Collins is unopposed in Tuesday’s primary; Allen faces token opposition.

Mary Tyler Moore gave $2,000 to Collins, a contribution linked to their mutual concern about diabetes. The campaign said the actress, who has the disease, is a longtime activist for diabetes research and Collins is the founding member of the Senate Diabetes Caucus.

Allen took in $1,000 from actress Barbara Streisand, a longtime donor to liberal causes, and $4,600 each from novelists Stephen and Tabitha King, who have long backed Democratic candidates. Other well-known authors lined up behind Allen were Richard Russo, who gave $750, and Tess Gerritsen, who gave $1,000.

Musicians supporting Allen include Don McLean, of “American Pie” fame, who lives in Camden and gave $500, Tom Lehrer, whose satirical songs made a splash in the 1950s and ’60s, a $1,000 donor, and bass guitarist Phil Lesh, a founding member of the Grateful Dead, a $500 contributor.

Collins took a share of Hollywood money with $2,000 from Jerry Bruckheimer, producer of such blockbusters as “Top Gun” and the “Pirates of the Caribbean” trilogy. She also got $250 from Lois Chiles, the actress who played astronaut and CIA operative Dr. Holly Goodhead to Roger Moore’s James Bond in the 1979 film “Moonraker.”

The senator also got $2,000 from artist Jamie Wyeth, $4,200 from Robert McNair, owner of the Houston Texans, and $1,000 from Robert Wood “Woody” Johnson IV, owner of the New York Jets.

Former President George H.W. Bush and his wife Barbara each gave $4,600 to Collins; Bob Dole, the unsuccessful Republican nominee for president in 1996, gave 2,800.

Allen received $1,000 from the PAC of Bob Barr, the former Georgia congressman who was picked last month to be the presidential nominee of the Libertarian Party.

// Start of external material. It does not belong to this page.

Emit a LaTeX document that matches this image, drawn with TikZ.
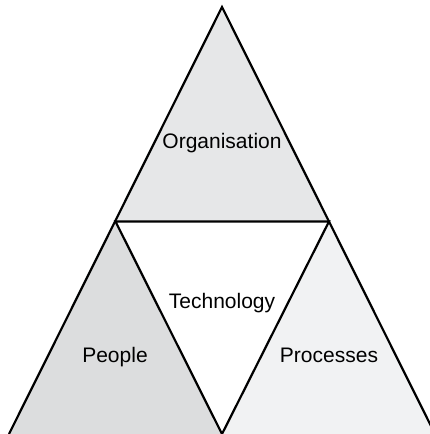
\documentclass[tikz,border=0pt]{standalone}
\usepackage{fontspec}
\setmainfont{Liberation Sans}
\usetikzlibrary{positioning}
\definecolor{orgfill}{HTML}{E6E7E8}
\definecolor{peoplefill}{HTML}{DCDDDE}
\definecolor{procfill}{HTML}{F1F2F3}

\begin{document}
\begin{tikzpicture}[x=1pt, y=-1pt, every node/.style={font=\fontsize{21}{25}\selectfont, inner sep=0pt, anchor=base}, side/.style={line width=2.2pt, black}]
		\useasboundingbox (0,0) rectangle (430,434);
		\coordinate (top) at (222,7);
		\coordinate (midl) at (115.5,221.5);
		\coordinate (midr) at (329,221.5);
		\coordinate (botl) at (9,434);
		\coordinate (botm) at (222,434);
		\coordinate (botr) at (435,434);
		\fill[orgfill] (top) -- (midr) -- (midl) -- cycle;
		\fill[peoplefill] (midl) -- (botm) -- (botl) -- cycle;
		\fill[procfill] (midr) -- (botr) -- (botm) -- cycle;
		\draw[side] (botl) -- (top) -- (botr);
		\draw[side] (midl) -- (botm) -- (midr) -- cycle;
		\node (org) at (222,148) {Organisation};
		\node (tech) at (222,308) {Technology};
		\node (people) at (115,362.5) {People};
		\node (proc) at (329,362.5) {Processes};
	\end{tikzpicture}
\end{document}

Allen was the lone Democrat alongside two dozen Republicans who received contributions from Barr’s PAC in this year’s House and Senate races, according to the Center for Responsive Politics. Allen spokeswoman Carol Andrews linked the donation to Allen’s leadership in the campaign to repeal Real ID.

Among former Maine senators, William Cohen donated $2,000 to Collins and George Mitchell gave $1,000 to Allen. New York Mayor Michael Bloomberg gave $4,600 to Collins, who also received $1,000 from GOP political strategist Mary Matalin.

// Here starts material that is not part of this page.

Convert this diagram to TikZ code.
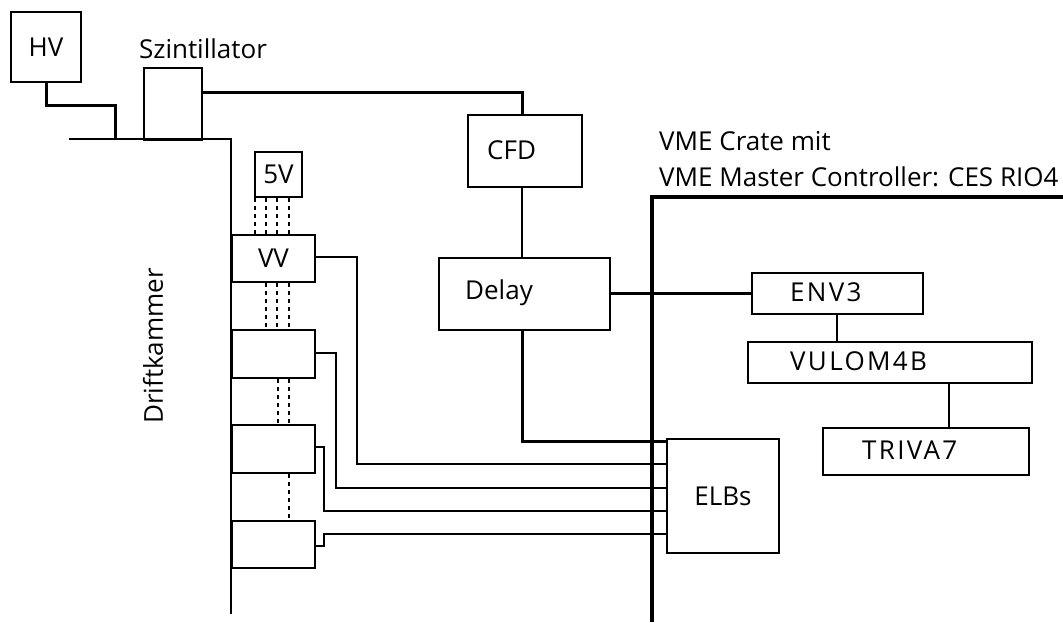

Both candidates had their share of boardroom bigwigs and Wall Street financiers.

Collins’ donors included IBM CEO Samuel Palmisano, at $1,000, and corporate raider Carl Icahn, at $2,300; Allen got $2,300 from American Express CEO Kenneth Chenault and $4,300 from financier George Soros.

Rockefeller money went in both directions. Two family members gave to Allen, three to Collins.

Some donors hedged their bets and gave to both campaigns. Among them was Barry Mills, president of Allen’s alma mater, Bowdoin College, who gave the maximum $4,600 to each.

Both Collins and Allen also turned back some money: Collins gave to charity $4,200 she received from Mississippi tort lawyer Richard “Dickie” Scruggs, who pleaded guilty to conspiring to bribe a federal judge, and Allen returned from $1,000 from Norman Hsu, the disgraced Democratic fundraiser.